There are three main classifications of gloss on the market: high-gloss, semi-gloss and matte. When selecting gloss, consider the effects of light. A very bright finish reflects the most light. That means bright finishes also highlight scuffs, scratches, scrapes and other marks. Matte or satin finishes absorb more light and reflect a more subdued radiance. Since marks are less noticeable, their life is longer-lasting. Their sedate sheen also makes them more aesthetically malleable.

Satin sheens are becoming more and more popular in today's home interiors.


A satin sheen is a softer, flatter shine that falls on the lower end of the scale somewhere in between a semi-gloss and a matte. Satin sheens have become quite a bit more popular nowadays due to the ability to hide long term effects of wear. They also work great in higher traffic residential homes and for commercial uses.


High-gloss finishes are the highest of all sheen levels. They are visually a clear window into the beauty of your hardwood floors. While high-gloss finishes have the brightest of all shines, they can also show imperfections underneath and on top of the polyurethane coating like surface scratches and everyday wear and tear. High-gloss finishes are most frequently used on basketball courts to display the clearest image of the team’s logo.


A semi-gloss sheen is stuck right dab in the middle of the shine spectrum between satin and high gloss. Semi-gloss is a great middle marker for those who want the shine but also want the ability to disguise some of the natural abuse a hardwood floor goes through.
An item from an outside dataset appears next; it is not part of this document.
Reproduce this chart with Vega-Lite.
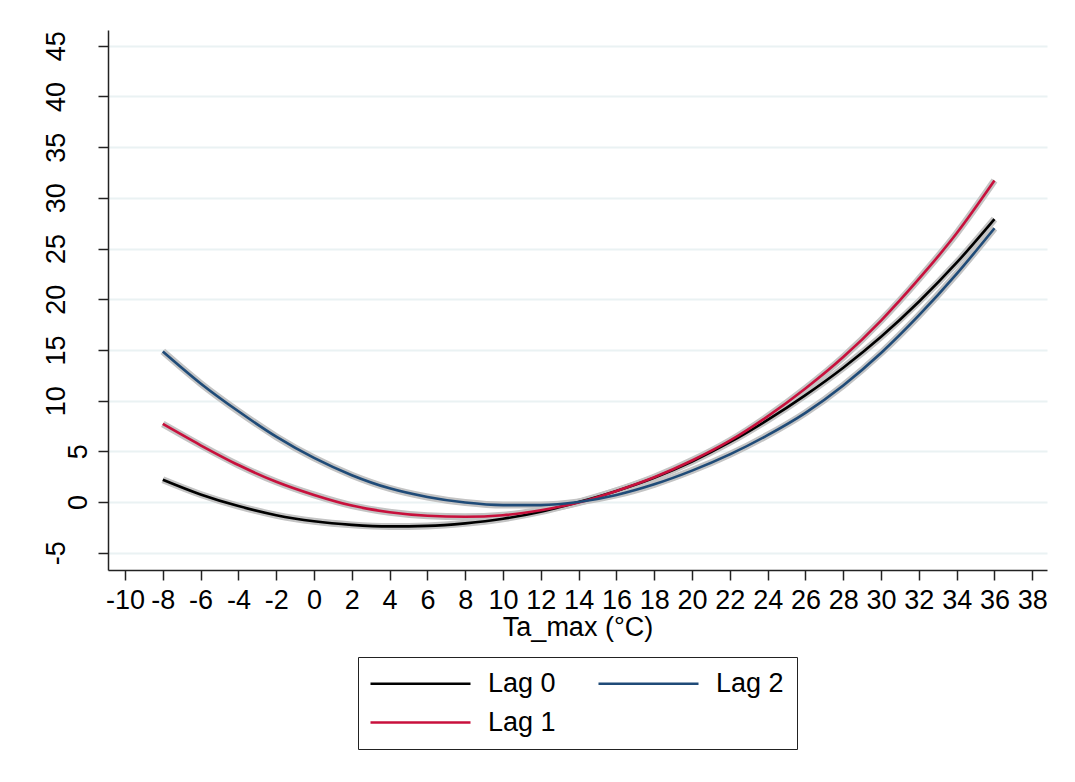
{
  "$schema": "https://vega.github.io/schema/vega-lite/v6.json",
  "width": 939,
  "height": 540,
  "autosize": {"type": "none"},
  "padding": {"left": 108, "top": 30, "right": 28, "bottom": 212},
  "background": "white",
  "config": {
    "view": {"stroke": null},
    "font": "Liberation Sans",
    "axis": {"labelFont": "Liberation Sans", "titleFont": "Liberation Sans", "labelColor": "black", "titleColor": "black", "domainColor": "#222222", "tickColor": "#222222", "domainWidth": 1.5, "tickWidth": 1.5, "tickSize": 10, "labelFontSize": 27, "titleFontSize": 27, "titleFontWeight": "normal"}
  },
  "data": {
    "values": [
      {"lag": "Lag 0", "x": -8, "y": 2.2}, {"lag": "Lag 0", "x": -6, "y": 0.75}, {"lag": "Lag 0", "x": -4, "y": -0.4}, {"lag": "Lag 0", "x": -2, "y": -1.3}, {"lag": "Lag 0", "x": 0, "y": -1.9}, {"lag": "Lag 0", "x": 2, "y": -2.25}, {"lag": "Lag 0", "x": 4, "y": -2.4}, {"lag": "Lag 0", "x": 6, "y": -2.35}, {"lag": "Lag 0", "x": 8, "y": -2.1}, {"lag": "Lag 0", "x": 10, "y": -1.65}, {"lag": "Lag 0", "x": 12, "y": -0.95}, {"lag": "Lag 0", "x": 14, "y": 0.0}, {"lag": "Lag 0", "x": 16, "y": 1.1}, {"lag": "Lag 0", "x": 18, "y": 2.4}, {"lag": "Lag 0", "x": 20, "y": 4.0}, {"lag": "Lag 0", "x": 22, "y": 5.9}, {"lag": "Lag 0", "x": 24, "y": 8.1}, {"lag": "Lag 0", "x": 26, "y": 10.55}, {"lag": "Lag 0", "x": 28, "y": 13.25}, {"lag": "Lag 0", "x": 30, "y": 16.3}, {"lag": "Lag 0", "x": 32, "y": 19.75}, {"lag": "Lag 0", "x": 34, "y": 23.6}, {"lag": "Lag 0", "x": 36, "y": 27.9},
      {"lag": "Lag 1", "x": -8, "y": 7.7}, {"lag": "Lag 1", "x": -6, "y": 5.6}, {"lag": "Lag 1", "x": -4, "y": 3.65}, {"lag": "Lag 1", "x": -2, "y": 2.0}, {"lag": "Lag 1", "x": 0, "y": 0.7}, {"lag": "Lag 1", "x": 2, "y": -0.35}, {"lag": "Lag 1", "x": 4, "y": -1.0}, {"lag": "Lag 1", "x": 6, "y": -1.35}, {"lag": "Lag 1", "x": 8, "y": -1.45}, {"lag": "Lag 1", "x": 10, "y": -1.3}, {"lag": "Lag 1", "x": 12, "y": -0.8}, {"lag": "Lag 1", "x": 14, "y": -0.05}, {"lag": "Lag 1", "x": 16, "y": 1.1}, {"lag": "Lag 1", "x": 18, "y": 2.45}, {"lag": "Lag 1", "x": 20, "y": 4.1}, {"lag": "Lag 1", "x": 22, "y": 6.05}, {"lag": "Lag 1", "x": 24, "y": 8.45}, {"lag": "Lag 1", "x": 26, "y": 11.2}, {"lag": "Lag 1", "x": 28, "y": 14.3}, {"lag": "Lag 1", "x": 30, "y": 17.9}, {"lag": "Lag 1", "x": 32, "y": 22.0}, {"lag": "Lag 1", "x": 34, "y": 26.5}, {"lag": "Lag 1", "x": 36, "y": 31.7},
      {"lag": "Lag 2", "x": -8, "y": 14.85}, {"lag": "Lag 2", "x": -6, "y": 11.7}, {"lag": "Lag 2", "x": -4, "y": 8.95}, {"lag": "Lag 2", "x": -2, "y": 6.45}, {"lag": "Lag 2", "x": 0, "y": 4.35}, {"lag": "Lag 2", "x": 2, "y": 2.65}, {"lag": "Lag 2", "x": 4, "y": 1.35}, {"lag": "Lag 2", "x": 6, "y": 0.5}, {"lag": "Lag 2", "x": 8, "y": -0.05}, {"lag": "Lag 2", "x": 10, "y": -0.3}, {"lag": "Lag 2", "x": 12, "y": -0.3}, {"lag": "Lag 2", "x": 14, "y": 0.0}, {"lag": "Lag 2", "x": 16, "y": 0.7}, {"lag": "Lag 2", "x": 18, "y": 1.75}, {"lag": "Lag 2", "x": 20, "y": 3.1}, {"lag": "Lag 2", "x": 22, "y": 4.7}, {"lag": "Lag 2", "x": 24, "y": 6.6}, {"lag": "Lag 2", "x": 26, "y": 8.8}, {"lag": "Lag 2", "x": 28, "y": 11.5}, {"lag": "Lag 2", "x": 30, "y": 14.7}, {"lag": "Lag 2", "x": 32, "y": 18.4}, {"lag": "Lag 2", "x": 34, "y": 22.5}, {"lag": "Lag 2", "x": 36, "y": 27.0}
    ]
  },
  "encoding": {
    "x": {
      "field": "x", "type": "quantitative",
      "scale": {"domain": [-10.9, 38.78], "nice": false, "zero": false},
      "axis": {"title": "Ta_max (°C)", "values": [-10, -8, -6, -4, -2, 0, 2, 4, 6, 8, 10, 12, 14, 16, 18, 20, 22, 24, 26, 28, 30, 32, 34, 36, 38], "labelExpr": "'' + datum.value", "grid": false, "labelPadding": 7, "titlePadding": 1, "labelFlush": false, "labelOverlap": false}
    },
    "y": {
      "field": "y", "type": "quantitative",
      "scale": {"domain": [-6.7, 46.55], "nice": false, "zero": false},
      "axis": {"title": null, "values": [-5, 0, 5, 10, 15, 20, 25, 30, 35, 40, 45], "labelExpr": "'' + datum.value", "grid": true, "gridColor": "#eaf2f3", "gridWidth": 2, "labelAngle": 270, "labelAlign": "center", "labelBaseline": "alphabetic", "labelPadding": {"condition": {"test": "datum.value == 0 || datum.value == 5", "value": 12}, "value": 34}, "labelFlush": false, "labelOverlap": false}
    }
  },
  "layer": [
    {
      "mark": {"type": "line", "interpolate": "monotone", "strokeWidth": 7, "color": "#c4c4c4"},
      "encoding": {"detail": {"field": "lag"}}
    },
    {
      "mark": {"type": "line", "interpolate": "monotone", "strokeWidth": 2.6},
      "encoding": {
        "color": {
          "field": "lag", "type": "nominal",
          "scale": {"domain": ["Lag 0", "Lag 1", "Lag 2"], "range": ["#000000", "#c8103c", "#1f4b78"]},
          "legend": {"title": null, "orient": "none", "direction": "vertical", "legendX": 250, "legendY": 627, "columns": 2, "symbolType": "M-1.4,0H8.6", "symbolSize": 400, "symbolStrokeWidth": 2.6, "labelFontSize": 27, "labelFont": "Liberation Sans", "labelColor": "black", "labelOffset": 90, "columnPadding": 37, "rowPadding": 11, "padding": 13, "strokeColor": "#222222", "fillColor": "white"}
        }
      }
    }
  ]
}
Matte sheens, just like paint for your walls, come with very little shine at all. Matte sheens are the extreme opposite of high-gloss sheen. Matte sheens have a very opaque look to them and, when used over a natural unstained wood floor, can give you the illusion of raw wood but with the protection of a durable polyurethane finish. Matte sheens will also work very well in high traffic residential homes and for commercial applications.